Autumn overtakes us coyotes with all the wit and subtlety of a drunken buncha city cowboys shooting varmints from the box of a careening half-ton. So, it seems, do the ripening fruits of the Cons' comfortable federal majority.

In the flush of their win (A flush that'll rattle through Canada's sclerotic political plumbing until something inevitably breaks... I digress), they've wasted no time ticking off citizens who didn't vote for 'em and items on their long-deferred bucket list: dusting and re-hanging old queen portraits at Foreign Affairs (Minister John Baird is apparently a fan of queens. We have no information if he's a fan of foreign affairs. The evidence is murky. And I've just digressed a second time in one paragraph.) Pushing an overreaching bill to throw money the country doesn't have at crime that doesn't exist. Hiring $90,000-a-day consultants to tell them how to save money. (Now they admit they don't actually know how...?) And oh, hey, doing their level best to rehabilitate John Diefenbaker.

F'rinstance by renaming icebreakers and public buildings, most lately Ottawa's old city hall, now a satellite office of Foreign Affairs, which for decades has lived up the block in the blasphemously-named Pearson building. For the kids who haven't blown us off for Twitter yet, Pearson was a Nobel Peace Prize winner and a diplomat as well as a liberal PM. Diefenbaker's diplomatic coups seem to have been confined to alternately boring and pissing off John F. Kennedy.

Yet vast mittsful of latter day ReformaTories have declared John Diefenbaker their personal hero.
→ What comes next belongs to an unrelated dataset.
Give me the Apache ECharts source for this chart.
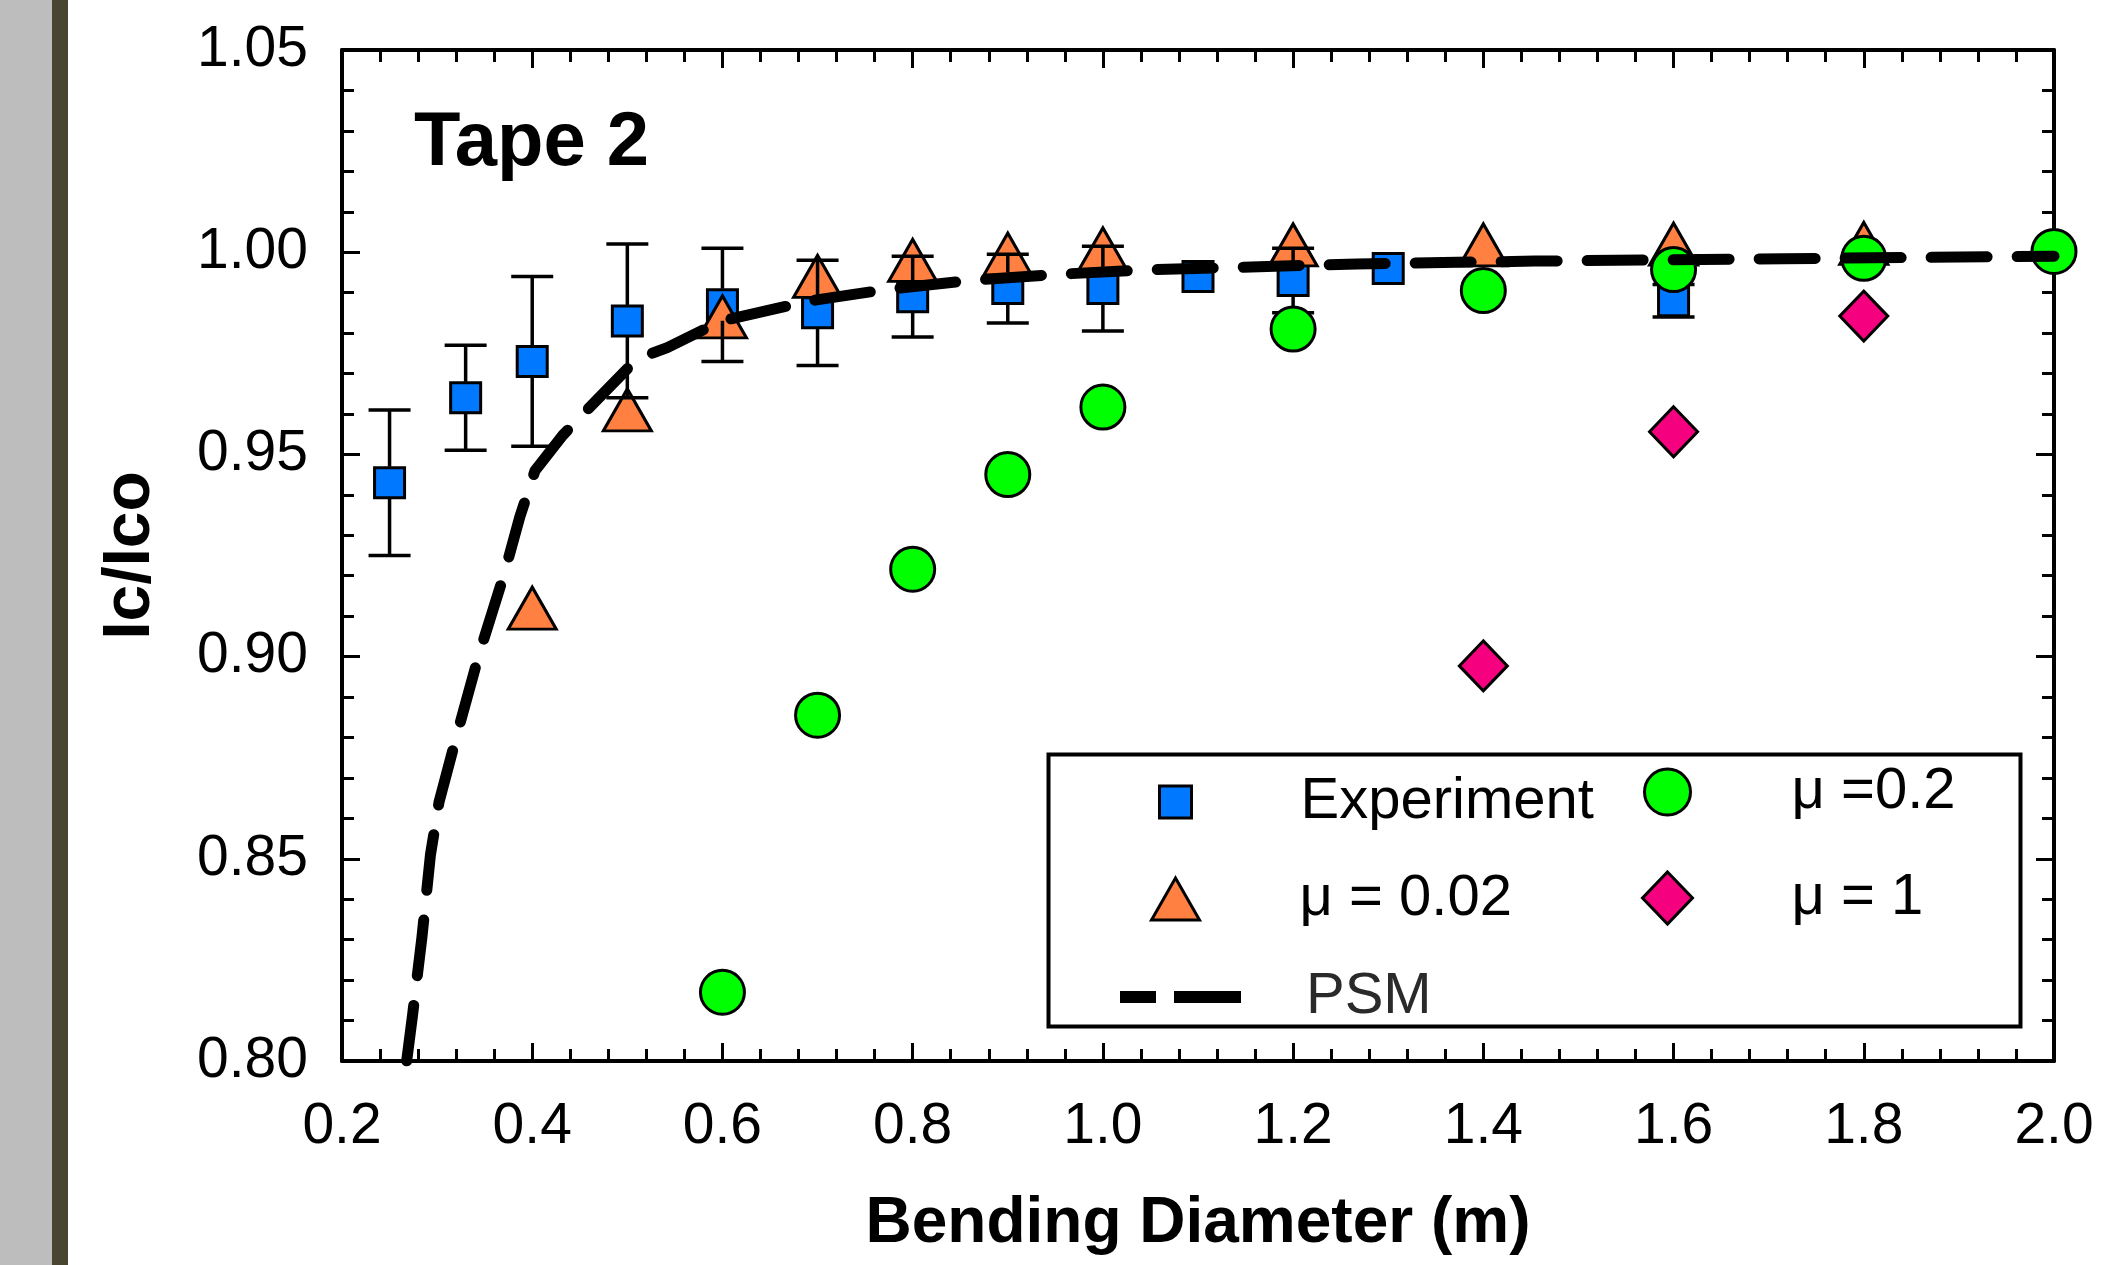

I suspect because they were in utero or in diapers in his heyday, so have no personal experience of the jowly old coot. They do not recall why his own embarrassed party belatedly kidney-punched him, kicking and screaming, into extended care.

Certain six-thousand-year-old coyotes were around. And we can tell you. He was a mean-spirited partisan, a quivering, glittering-eyed paranoid whose idea of a really great joke was to verbally acid-wash non-conservatives. His grip on reality was sweaty and tenuous. Many of his policies were logical looneytunes. Long after his best-by, he soldiered on in Parliament, resurrecting petty gripes best left in history's dustbin and hallucinating happier endings for himself.

Oh, ummm, wait... Sigh.

1 comment:

Milan said...

Posts like this cheer me up quite a bit, when I am feeling exhausted by Canadian politics.